━━━━━ Data block

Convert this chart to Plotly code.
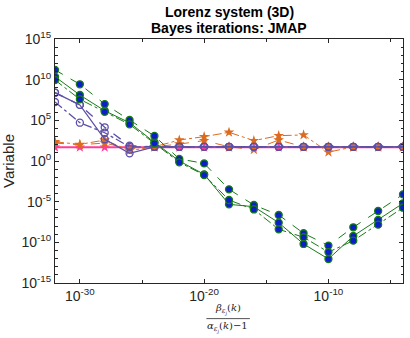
import plotly.graph_objects as go

# x positions (beta/(alpha-1))
x_vals = [1e-32, 1e-30, 1e-28, 1e-26, 1e-24, 1e-22, 1e-20, 1e-18, 1e-16,
          1e-14, 1e-12, 1e-10, 1e-8, 1e-6, 1e-4]

green_dash = [1.6e11, 2.7e9, 1.0e7, 1.1e5, 1.2e3, 1.8, 0.51, 3.3e-4, 3.9e-6,
              2.3e-7, 1.3e-9, 4.0e-11, 7.1e-9, 7.1e-7, 7.9e-5]
green_solid = [2.3e10, 1.3e8, 1.5e6, 5.1e4, 2.0e2, 1.0, 2.3e-2, 4.7e-6, 2.4e-6,
               2.6e-8, 6.3e-11, 8.9e-13, 6.0e-10, 5.6e-8, 6.3e-6]
green_dashdot = [9.1e9, 3.8e7, 1.1e6, 3.2e4, 1.5e2, 0.69, 1.9e-2, 1.6e-5, 1.1e-6,
                 4.0e-9, 4.2e-10, 6.3e-12, 1.6e-10, 1.5e-8, 1.8e-6]

purple_dash = [2.5e8, 7.8e6, 1.4e4, 76, 56, 56, 56, 56, 56, 56, 56, 56, 56, 56, 56]
purple_dashdot = [1.8e7, 5.1e4, 3.0e3, 56, 56, 56, 56, 56, 56, 56, 56, 56, 56, 56, 56]
purple_solid = [2.5e8, 7.8e6, 4.7e2, 8.7, 56, 56, 56, 56, 56, 56, 56, 56, 56, 56, 56]

orange_dashdot = [230, 110, 380, 19, 56, 380, 980, 3400, 320, 1300, 1600, 12, 56, 56, 56]
orange_dash = [160, 100, 160, 32, 56, 120, 320, 56, 25, 380, 56, 56, 56, 56, 56]

magenta = [48] * 15

x_tickvals = [1e-30, 1e-20, 1e-10]
x_ticktext = ["10<sup>-30</sup>", "10<sup>-20</sup>", "10<sup>-10</sup>"]
y_tickvals = [1e-15, 1e-10, 1e-5, 1e0, 1e5, 1e10, 1e15]
y_ticktext = ["10<sup>-15</sup>", "10<sup>-10</sup>", "10<sup>-5</sup>", "10<sup>0</sup>",
              "10<sup>5</sup>", "10<sup>10</sup>", "10<sup>15</sup>"]

title_lines = ["Lorenz system (3D)", "Bayes iterations: JMAP"]

GREEN = "#177a17"
BLUE = "#0a1fc8"
PURPLE = "#5b4fa8"
ORANGE = "#dd6a1e"
MAGENTA = "#ff3c96"
INK = "#262626"
FONT = "Liberation Sans, Arial"

fig = go.Figure()

fig.add_trace(go.Scatter(x=x_vals, y=magenta, mode="lines+markers",
                         line=dict(color=MAGENTA, width=2),
                         marker=dict(symbol="star", size=8, color=MAGENTA)))

for ys, dash in [(orange_dash, "dash"), (orange_dashdot, "dashdot")]:
    fig.add_trace(go.Scatter(x=x_vals, y=ys, mode="lines+markers",
                             line=dict(color=ORANGE, width=1, dash=dash),
                             marker=dict(symbol="star", size=8, color=ORANGE)))

for ys, dash in [(purple_solid, "solid"), (purple_dash, "dash"), (purple_dashdot, "dashdot")]:
    fig.add_trace(go.Scatter(x=x_vals, y=ys, mode="lines+markers",
                             line=dict(color=PURPLE, width=1.3, dash=dash),
                             marker=dict(symbol="circle-open", size=7,
                                         line=dict(color=PURPLE, width=1.3))))

for ys, dash in [(green_solid, "solid"), (green_dash, "dash"), (green_dashdot, "dashdot")]:
    fig.add_trace(go.Scatter(x=x_vals, y=ys, mode="lines+markers",
                             line=dict(color=GREEN, width=1, dash=dash),
                             marker=dict(symbol="circle", size=7, color=BLUE,
                                         line=dict(color=GREEN, width=1.3))))

axis_common = dict(type="log", showline=True, linecolor=INK, linewidth=1,
                   mirror="ticks", ticks="inside", ticklen=4, tickcolor=INK,
                   showgrid=False, zeroline=False, automargin=False,
                   tickfont=dict(family=FONT, size=14, color=INK))

fig.update_xaxes(range=[-32, -4], tickvals=x_tickvals, ticktext=x_ticktext,
                 minor=dict(tickvals=[1e-25, 1e-15, 1e-5], ticks="inside", ticklen=3,
                            tickcolor=INK, showgrid=False),
                 **axis_common)
fig.update_yaxes(range=[-15, 15], tickvals=y_tickvals, ticktext=y_ticktext,
                 minor=dict(tickvals=[10.0 ** k for k in range(-15, 16)], ticks="inside",
                            ticklen=2.5, tickcolor=INK, showgrid=False),
                 title=dict(text="Variable", font=dict(family=FONT, size=15, color=INK),
                            standoff=4),
                 **axis_common)

annotations = [
    dict(text="<b>%s</b>" % title_lines[0], xref="paper", yref="paper", x=0.5, y=1.111,
         xanchor="center", yanchor="middle", showarrow=False,
         font=dict(family=FONT, size=14, color="black")),
    dict(text="<b>%s</b>" % title_lines[1], xref="paper", yref="paper", x=0.5, y=1.045,
         xanchor="center", yanchor="middle", showarrow=False,
         font=dict(family=FONT, size=14, color="black")),
    dict(text="<i>β</i><sub><i>ε</i><sub><i>j</i></sub></sub>(<i>k</i>)",
         xref="paper", yref="paper", x=0.497, y=-0.145, xanchor="center",
         yanchor="bottom", showarrow=False, borderpad=0,
         font=dict(family="DejaVu Serif", size=10, color=INK)),
    dict(text="<i>α</i><sub><i>ε</i><sub><i>j</i></sub></sub>(<i>k</i>)−1",
         xref="paper", yref="paper", x=0.497, y=-0.147, xanchor="center",
         yanchor="top", showarrow=False, borderpad=0,
         font=dict(family="DejaVu Serif", size=10, color=INK)),
]

fig.update_layout(
    width=410, height=338,
    margin=dict(l=55, r=7, t=39, b=55, autoexpand=False),
    paper_bgcolor="white", plot_bgcolor="white",
    showlegend=False,
    annotations=annotations,
    shapes=[dict(type="line", xref="paper", yref="paper", x0=0.435, x1=0.56,
                 y0=-0.146, y1=-0.146, line=dict(color=INK, width=0.8))],
)

fig.write_html("out.html", config={"displayModeBar": False},
               post_script="document.body.style.margin='0';document.body.style.padding='0';")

━━━━━━━━━━

Given instruction -
Transcribe exactly, with no pictures, the lines running from the first line of the material through the line holding "1e-14, 1e-12, 1e-10, 1e-8, 1e-6, 1e-4]".

Answer to the problem -
Convert this chart to Plotly code.
import plotly.graph_objects as go

# x positions (beta/(alpha-1))
x_vals = [1e-32, 1e-30, 1e-28, 1e-26, 1e-24, 1e-22, 1e-20, 1e-18, 1e-16,
          1e-14, 1e-12, 1e-10, 1e-8, 1e-6, 1e-4]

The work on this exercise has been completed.